SHA-pinning and digest-pinning are only effective if the pins stay current. I added Dependabot to automatically propose PRs when new versions are available. This turns a one-time hardening effort into an ongoing practice.

Supply chain security checklist

If you take one thing from this post, go look at your CI/CD workflows right now.

  • [ ] Pin global installs. Any npm install -g without a version pin is an open door. Lock it to a specific version.
  • [ ] SHA-pin your action references. If you see @v4 or @v3, those are mutable tags. Replace them with immutable commit SHAs. Dependabot can keep them updated.
  • [ ] Digest-pin your container images. Same problem, same fix. Pin to @sha256: digests.
  • [ ] Fix script injection patterns. Search for ${{ }} inside run: blocks. Every one is a potential injection. Move them to env: blocks.
  • [ ] Kill unused secrets. List your repo secrets. If any aren't referenced in a workflows, delete them.
  • [ ] Enforce least-privilege permissions. Does every workflow need the permissions it has? Use permissions: blocks explicitly rather than relying on defaults.
  • [ ] Replace long-lived credentials with OIDC federation. If your CI/CD workflows authenticate to cloud providers using static secrets, switch to OIDC-based workload identity federation. Short-lived tokens scoped to a single job run are harder to steal and impossible to reuse.
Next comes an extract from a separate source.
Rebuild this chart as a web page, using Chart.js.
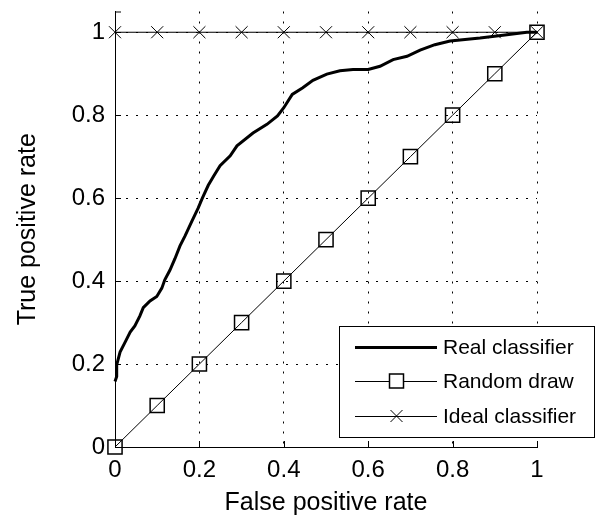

  • [ ] Add behavioral analysis for dependencies. CVE databases don't catch zero-day supply chain attacks like the axios compromise. Tools that analyze package behavior at install time close that gap.
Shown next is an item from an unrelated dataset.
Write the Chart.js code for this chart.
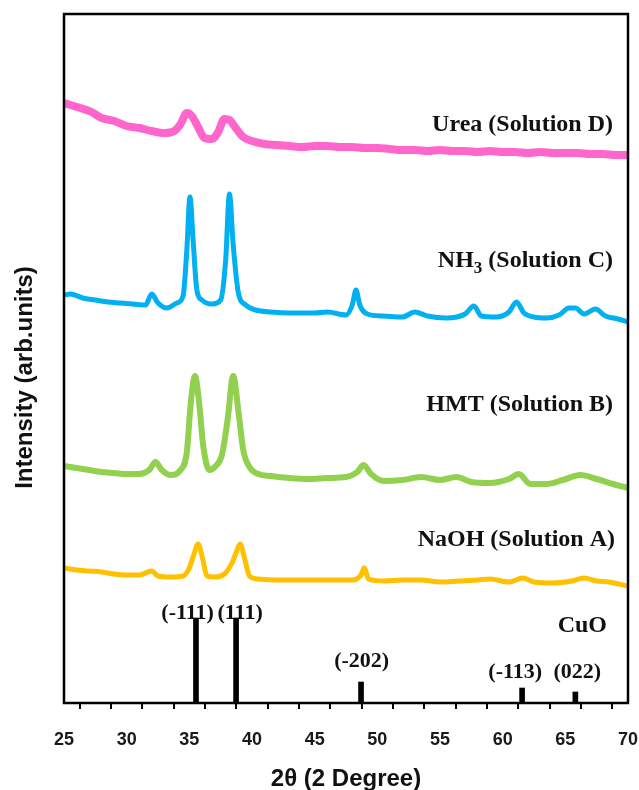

  • [ ] Verify lockfile integrity. Tampered lockfiles can redirect dependencies to rogue registries without changing package.json.
  • [ ] Check package provenance. npm audit signatures flags packages lacking OIDC attestations, which is a signal that the publish pipeline isn't verified.
  • [ ] Generate SBOMs. You need a bill of materials for compliance and incident response. When the next compromise drops, you want to answer "are we affected?" in minutes, not hours.